POTS — postural orthostatic tachycardia syndrome — is the most commonly discussed form of dysautonomia in the EDS community. But dysautonomia encompasses a much wider spectrum of presentations. Not everyone with dysautonomia has a racing heart when they stand. Some people's primary experience is temperature dysregulation, inability to sweat normally, digestive motility issues, or dizziness without significant heart rate changes.
Why EDS and Dysautonomia Overlap
The autonomic nervous system itself depends on connective tissue for structural support. In EDS, where connective tissue is structurally compromised throughout the body, the nerves and vessels that carry autonomic signals can be affected. Additionally, the blood vessel walls in EDS are more extensible than normal — affecting how efficiently blood is distributed when the body changes position or temperature.
MCAS adds another layer of complexity. Mast cells are present throughout the autonomic nervous system, and when they are dysregulated they can directly affect the signals that control heart rate, blood pressure, temperature regulation, and gut motility. Addressing mast cell activation often produces meaningful improvement in autonomic symptoms — which is why treating the full triad matters rather than each condition in isolation.

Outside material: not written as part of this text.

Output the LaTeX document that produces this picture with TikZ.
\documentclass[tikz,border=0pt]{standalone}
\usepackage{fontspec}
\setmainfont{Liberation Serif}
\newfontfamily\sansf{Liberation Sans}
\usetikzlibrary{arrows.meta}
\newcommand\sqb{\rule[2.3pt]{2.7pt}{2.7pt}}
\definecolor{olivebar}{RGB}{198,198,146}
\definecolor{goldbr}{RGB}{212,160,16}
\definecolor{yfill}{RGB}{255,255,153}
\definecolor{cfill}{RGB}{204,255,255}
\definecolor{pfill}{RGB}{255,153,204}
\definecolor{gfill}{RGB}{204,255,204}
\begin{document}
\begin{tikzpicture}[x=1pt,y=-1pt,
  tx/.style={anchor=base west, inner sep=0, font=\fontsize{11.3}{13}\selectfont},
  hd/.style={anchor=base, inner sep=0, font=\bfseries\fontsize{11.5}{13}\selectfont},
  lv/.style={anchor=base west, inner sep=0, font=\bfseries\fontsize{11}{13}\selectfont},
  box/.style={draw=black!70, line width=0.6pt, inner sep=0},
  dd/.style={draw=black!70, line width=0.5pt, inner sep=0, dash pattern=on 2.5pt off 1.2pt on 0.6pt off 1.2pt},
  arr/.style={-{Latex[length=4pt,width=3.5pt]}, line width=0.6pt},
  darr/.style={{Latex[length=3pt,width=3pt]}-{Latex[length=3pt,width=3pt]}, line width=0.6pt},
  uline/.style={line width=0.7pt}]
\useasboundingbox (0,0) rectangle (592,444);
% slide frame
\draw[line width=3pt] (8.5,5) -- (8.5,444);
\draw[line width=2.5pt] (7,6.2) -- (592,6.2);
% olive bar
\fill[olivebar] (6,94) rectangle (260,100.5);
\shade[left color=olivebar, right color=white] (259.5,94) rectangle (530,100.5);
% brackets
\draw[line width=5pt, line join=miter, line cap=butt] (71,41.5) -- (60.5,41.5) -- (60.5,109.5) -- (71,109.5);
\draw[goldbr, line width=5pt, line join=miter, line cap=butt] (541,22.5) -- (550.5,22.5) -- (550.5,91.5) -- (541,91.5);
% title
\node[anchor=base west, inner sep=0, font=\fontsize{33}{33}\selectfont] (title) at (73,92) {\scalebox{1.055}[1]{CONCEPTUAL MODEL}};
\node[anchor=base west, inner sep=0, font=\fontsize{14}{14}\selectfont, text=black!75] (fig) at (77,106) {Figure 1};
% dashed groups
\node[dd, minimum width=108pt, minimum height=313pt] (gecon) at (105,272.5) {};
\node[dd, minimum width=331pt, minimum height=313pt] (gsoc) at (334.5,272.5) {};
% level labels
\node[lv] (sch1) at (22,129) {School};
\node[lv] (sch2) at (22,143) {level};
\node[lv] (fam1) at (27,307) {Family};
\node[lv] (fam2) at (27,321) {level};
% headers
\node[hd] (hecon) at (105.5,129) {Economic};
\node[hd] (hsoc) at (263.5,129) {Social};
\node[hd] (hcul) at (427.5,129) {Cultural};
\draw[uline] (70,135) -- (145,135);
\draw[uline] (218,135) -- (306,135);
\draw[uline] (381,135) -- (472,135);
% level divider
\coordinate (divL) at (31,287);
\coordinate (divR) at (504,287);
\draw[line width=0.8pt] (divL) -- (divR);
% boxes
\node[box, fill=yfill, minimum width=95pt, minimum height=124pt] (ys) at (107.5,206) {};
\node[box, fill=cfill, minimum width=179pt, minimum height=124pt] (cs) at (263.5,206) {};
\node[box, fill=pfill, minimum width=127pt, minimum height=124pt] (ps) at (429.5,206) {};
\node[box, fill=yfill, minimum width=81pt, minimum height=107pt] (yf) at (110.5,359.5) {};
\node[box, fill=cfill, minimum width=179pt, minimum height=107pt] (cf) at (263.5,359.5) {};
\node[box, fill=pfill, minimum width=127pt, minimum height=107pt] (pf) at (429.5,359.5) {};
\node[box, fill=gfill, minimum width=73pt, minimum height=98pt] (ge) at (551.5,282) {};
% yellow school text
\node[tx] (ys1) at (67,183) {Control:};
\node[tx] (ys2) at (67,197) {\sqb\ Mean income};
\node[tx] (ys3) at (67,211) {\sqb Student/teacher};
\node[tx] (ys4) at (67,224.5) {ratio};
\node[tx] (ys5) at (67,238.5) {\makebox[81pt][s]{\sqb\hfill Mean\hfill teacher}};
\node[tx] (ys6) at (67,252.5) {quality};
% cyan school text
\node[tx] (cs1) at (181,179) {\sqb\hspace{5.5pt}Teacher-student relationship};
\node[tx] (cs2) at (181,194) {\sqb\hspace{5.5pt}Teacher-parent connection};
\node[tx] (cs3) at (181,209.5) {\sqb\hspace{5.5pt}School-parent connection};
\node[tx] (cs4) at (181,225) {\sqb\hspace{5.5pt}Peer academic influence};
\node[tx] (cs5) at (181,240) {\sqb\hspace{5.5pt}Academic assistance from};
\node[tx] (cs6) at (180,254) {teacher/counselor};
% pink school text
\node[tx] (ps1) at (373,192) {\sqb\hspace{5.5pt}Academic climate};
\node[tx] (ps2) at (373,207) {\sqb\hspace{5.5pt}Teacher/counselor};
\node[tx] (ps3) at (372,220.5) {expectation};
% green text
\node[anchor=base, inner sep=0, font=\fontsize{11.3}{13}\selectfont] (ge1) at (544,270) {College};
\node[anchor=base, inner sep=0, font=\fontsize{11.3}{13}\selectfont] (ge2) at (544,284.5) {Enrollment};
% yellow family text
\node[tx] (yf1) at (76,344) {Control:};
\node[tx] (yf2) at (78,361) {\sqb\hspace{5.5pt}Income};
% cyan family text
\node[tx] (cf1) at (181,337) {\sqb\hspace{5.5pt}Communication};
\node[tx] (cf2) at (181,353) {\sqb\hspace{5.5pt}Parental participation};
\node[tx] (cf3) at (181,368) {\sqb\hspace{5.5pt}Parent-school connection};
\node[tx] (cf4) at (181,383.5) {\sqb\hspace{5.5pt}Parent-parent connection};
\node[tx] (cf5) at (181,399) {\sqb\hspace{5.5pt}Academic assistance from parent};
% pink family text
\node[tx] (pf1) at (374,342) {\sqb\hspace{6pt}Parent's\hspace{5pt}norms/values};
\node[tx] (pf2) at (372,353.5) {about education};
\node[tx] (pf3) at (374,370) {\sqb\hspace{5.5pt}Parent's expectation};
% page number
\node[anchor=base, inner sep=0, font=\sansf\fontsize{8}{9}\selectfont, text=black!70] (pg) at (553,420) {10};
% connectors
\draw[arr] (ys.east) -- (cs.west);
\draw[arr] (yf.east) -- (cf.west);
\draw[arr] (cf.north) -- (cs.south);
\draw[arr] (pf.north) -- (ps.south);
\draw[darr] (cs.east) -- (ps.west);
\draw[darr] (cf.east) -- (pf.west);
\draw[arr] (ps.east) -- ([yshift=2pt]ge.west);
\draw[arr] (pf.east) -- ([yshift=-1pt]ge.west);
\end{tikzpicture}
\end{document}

Temperature Dysregulation — An Underrecognized Symptom
The inability to sweat normally — anhidrosis or hypohidrosis — is a form of autonomic dysfunction that receives far less attention than heart rate issues but can be equally disabling. Sweating is the body's primary cooling mechanism. When it doesn't work properly, even moderate heat exposure can become dangerous. This has particular implications for exercise, travel, and any activity in warm environments.
In people with EDS and MCAS, temperature changes can also trigger mast cell reactions — as with PMLE and sun sensitivity — creating a compounding effect where both autonomic dysregulation and immune response are occurring simultaneously in response to environmental temperature shifts.